Q: What does 'if true' mean in an RC strengthen question? The same thing as in LR: you accept each answer choice as true for the purposes of the question and then evaluate whether, if true, it would strengthen the passage's argument. Do not evaluate whether the answer is plausible or realistic.
Q: Can a strengthen answer weaken a different part of the passage? Yes, and this is sometimes a trap. A correct strengthen answer must strengthen the specific claim the question targets — not another claim in the passage, and not the opposite of the targeted claim. Always check which claim the question is asking about.
Strengthen your RC skills with Verbloom
LSAT Reading Comprehension questions require the same structural reading and logical analysis skills as Logical Reasoning — applied to longer, more complex texts. The argument-first reading approach that works for LR translates directly to identifying which claim an RC question is targeting and what it needs to be strengthened or weakened.
Verbloom's Logical Reasoning practice builds the core argument analysis skills that underlie every RC question type — including the strengthen and weaken questions that most students do not realize exist.
Try it at verbloom.dev.
Frequently asked questions
Do LSAT Reading Comprehension passages really have strengthen and weaken questions?
Yes. While less common than main point or inference questions, RC sections regularly include questions asking which answer choice, if true, would most strengthen or weaken a specific argument, claim, or finding from the passage. They are a recognized and testable RC question type.
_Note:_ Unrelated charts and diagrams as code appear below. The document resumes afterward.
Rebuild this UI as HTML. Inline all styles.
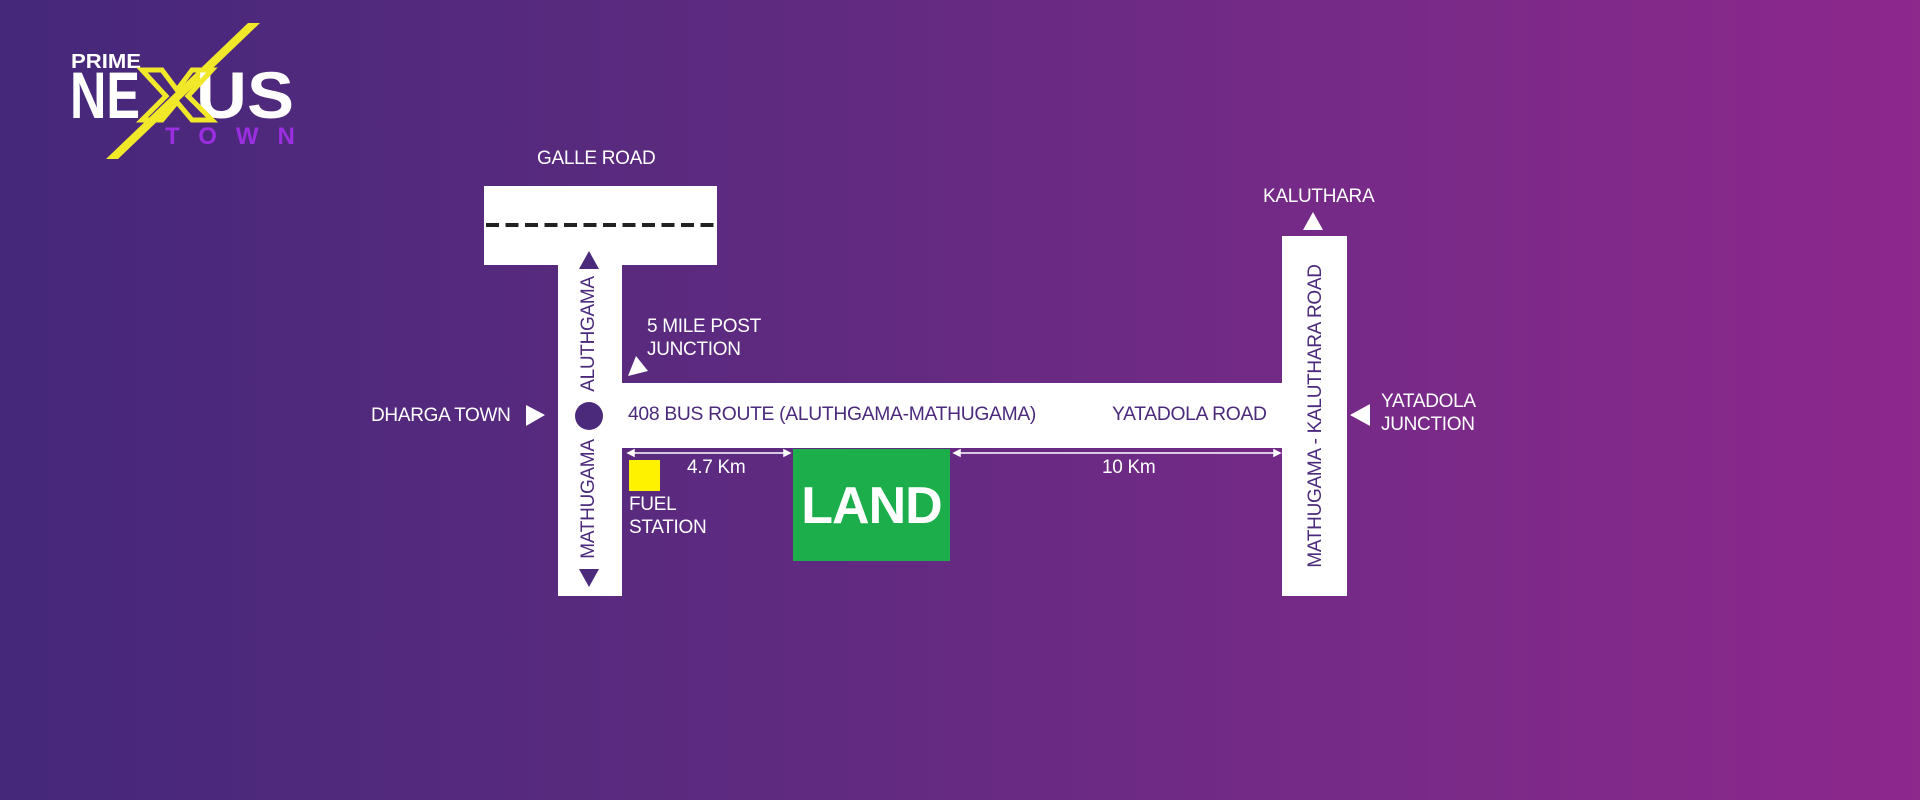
<!DOCTYPE html>
<html><head><meta charset="utf-8"><style>
html,body{margin:0;padding:0}
body{width:1920px;height:800px;position:relative;overflow:hidden;background:linear-gradient(90deg,#45287a 0%,#5e2a80 40%,#762a87 70%,#8d288d 100%);font-family:"Liberation Sans",sans-serif}
.a{position:absolute}
.w{background:#fff}
.t{position:absolute;color:#fff;font-size:19px;white-space:nowrap;letter-spacing:-0.3px}
.p{color:#4b2a7c}
</style></head><body>
<!-- logo -->
<svg class="a" style="left:0;top:0" width="320" height="180">
<polygon points="106,159 118,159 260,23 248,23" fill="#f2e82a"/>
<text x="71" y="68" font-family="Liberation Sans" font-weight="bold" font-size="20" fill="#fff" textLength="70" lengthAdjust="spacingAndGlyphs">PRIME</text>
<text x="70" y="118" font-family="Liberation Sans" font-weight="bold" font-size="66" fill="#fff" textLength="70" lengthAdjust="spacingAndGlyphs">NE</text>
<text x="196" y="118" font-family="Liberation Sans" font-weight="bold" font-size="66" fill="#fff" textLength="98" lengthAdjust="spacingAndGlyphs">US</text>
<polygon points="142,70 162,70 177,90 192,70 212,70 188,96 212,120 192,120 177,102 162,120 142,120 166,96" fill="none" stroke="#f2e82a" stroke-width="5"/>
<text x="165" y="144" font-family="Liberation Sans" font-weight="bold" font-size="24" fill="#9a2ee0" letter-spacing="19">TOWN</text>
</svg>
<!-- roads -->
<div class="a w" style="left:484px;top:186px;width:233px;height:79px"></div>
<svg class="a" style="left:484px;top:220px" width="233" height="10"><line x1="2" y1="5" x2="233" y2="5" stroke="#222" stroke-width="4" stroke-dasharray="13,6.5"/></svg>
<div class="a w" style="left:558px;top:264px;width:64px;height:332px"></div>
<div class="a w" style="left:621px;top:383px;width:662px;height:65px"></div>
<div class="a w" style="left:1282px;top:236px;width:65px;height:360px"></div>
<div class="a" style="left:793px;top:449px;width:157px;height:112px;background:#1bae4b"></div>
<div class="a" style="left:629px;top:460px;width:31px;height:31px;background:#fff200"></div>
<div class="a" style="left:575px;top:402px;width:28px;height:28px;border-radius:50%;background:#4b2a7c"></div>
<svg class="a" style="left:0;top:0" width="1920" height="800">
<polygon points="589,251 579,269 599,269" fill="#4b2a7c"/>
<polygon points="589,587 579,569 599,569" fill="#4b2a7c"/>
<polygon points="1313,212 1303,230 1323,230" fill="#fff"/>
<polygon points="628,376 648,371 636,356" fill="#fff"/>
<polygon points="545,415 526,405 526,426" fill="#fff"/>
<polygon points="1350,415 1370,404 1370,426" fill="#fff"/>
<g stroke="#fff" stroke-width="1.5" fill="#fff">
<line x1="628" y1="453" x2="790" y2="453"/>
<polygon points="628,453 634,450 634,456"/><polygon points="790,453 784,450 784,456"/>
<line x1="954" y1="453" x2="1280" y2="453"/>
<polygon points="954,453 960,450 960,456"/><polygon points="1280,453 1274,450 1274,456"/>
</g>
</svg>
<!-- labels -->
<div class="t" style="left:537px;top:148px">GALLE ROAD</div>
<div class="t" style="left:1263px;top:186px">KALUTHARA</div>
<div class="t" style="left:647px;top:316px">5 MILE POST</div>
<div class="t" style="left:647px;top:339px">JUNCTION</div>
<div class="t" style="left:371px;top:405px">DHARGA TOWN</div>
<div class="t p" style="left:628px;top:404px;font-size:19.3px">408 BUS ROUTE (ALUTHGAMA-MATHUGAMA)</div>
<div class="t p" style="left:1112px;top:404px;font-size:19.3px">YATADOLA ROAD</div>
<div class="t" style="left:1381px;top:391px">YATADOLA</div>
<div class="t" style="left:1381px;top:414px">JUNCTION</div>
<div class="t" style="left:687px;top:457px">4.7 Km</div>
<div class="t" style="left:1102px;top:457px">10 Km</div>
<div class="t" style="left:629px;top:494px">FUEL</div>
<div class="t" style="left:629px;top:517px">STATION</div>
<div class="t" style="left:793px;top:476px;width:157px;text-align:center;font-size:52px;font-weight:bold;letter-spacing:-1px">LAND</div>
<div class="t p" style="left:589px;top:334px;transform:translate(-50%,-50%) rotate(-90deg)">ALUTHGAMA</div>
<div class="t p" style="left:589px;top:499px;transform:translate(-50%,-50%) rotate(-90deg)">MATHUGAMA</div>
<div class="t p" style="left:1316px;top:416px;transform:translate(-50%,-50%) rotate(-90deg)">MATHUGAMA - KALUTHARA ROAD</div>
</body></html>
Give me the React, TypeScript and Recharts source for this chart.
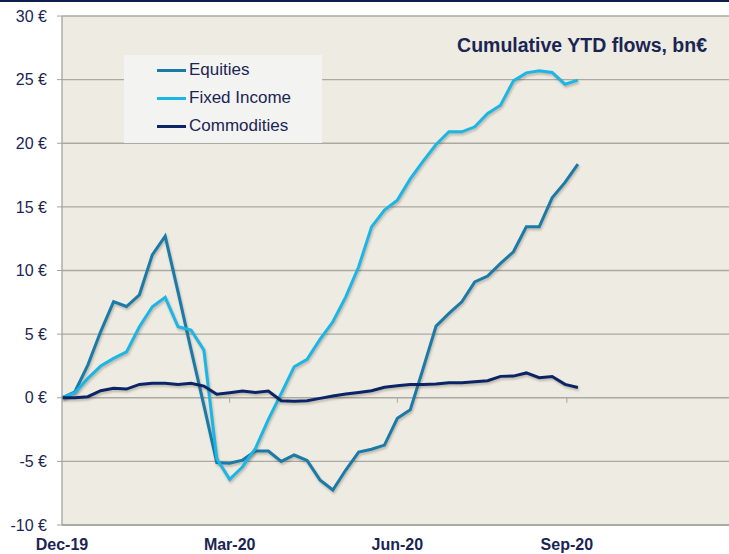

How are these different from LR strengthen and weaken questions?
The logical analysis is the same, but in RC you must first locate the specific claim being targeted within a longer passage. The targeted claim is embedded in paragraphs of context, so re-reading the relevant lines before answering is essential. The core question — what adds to or undermines this argument's logical gap — is identical.
What is an 'evaluate' question in LSAT RC?
An evaluate question asks for information that would help you assess whether an argument in the passage is correct. The correct answer identifies a piece of information that is relevant to the argument's logical gap — whether it turns out to support or undermine the claim. These questions are related to strengthen/weaken but ask for a two-directional test rather than one that clearly helps or hurts.
What is the most common mistake on these questions?
Answering without returning to the specific section of the passage the question targets. RC passages are long and complex. The targeted argument's structure may be more nuanced than you remembered from your initial read. Always re-read the relevant lines before evaluating answer choices.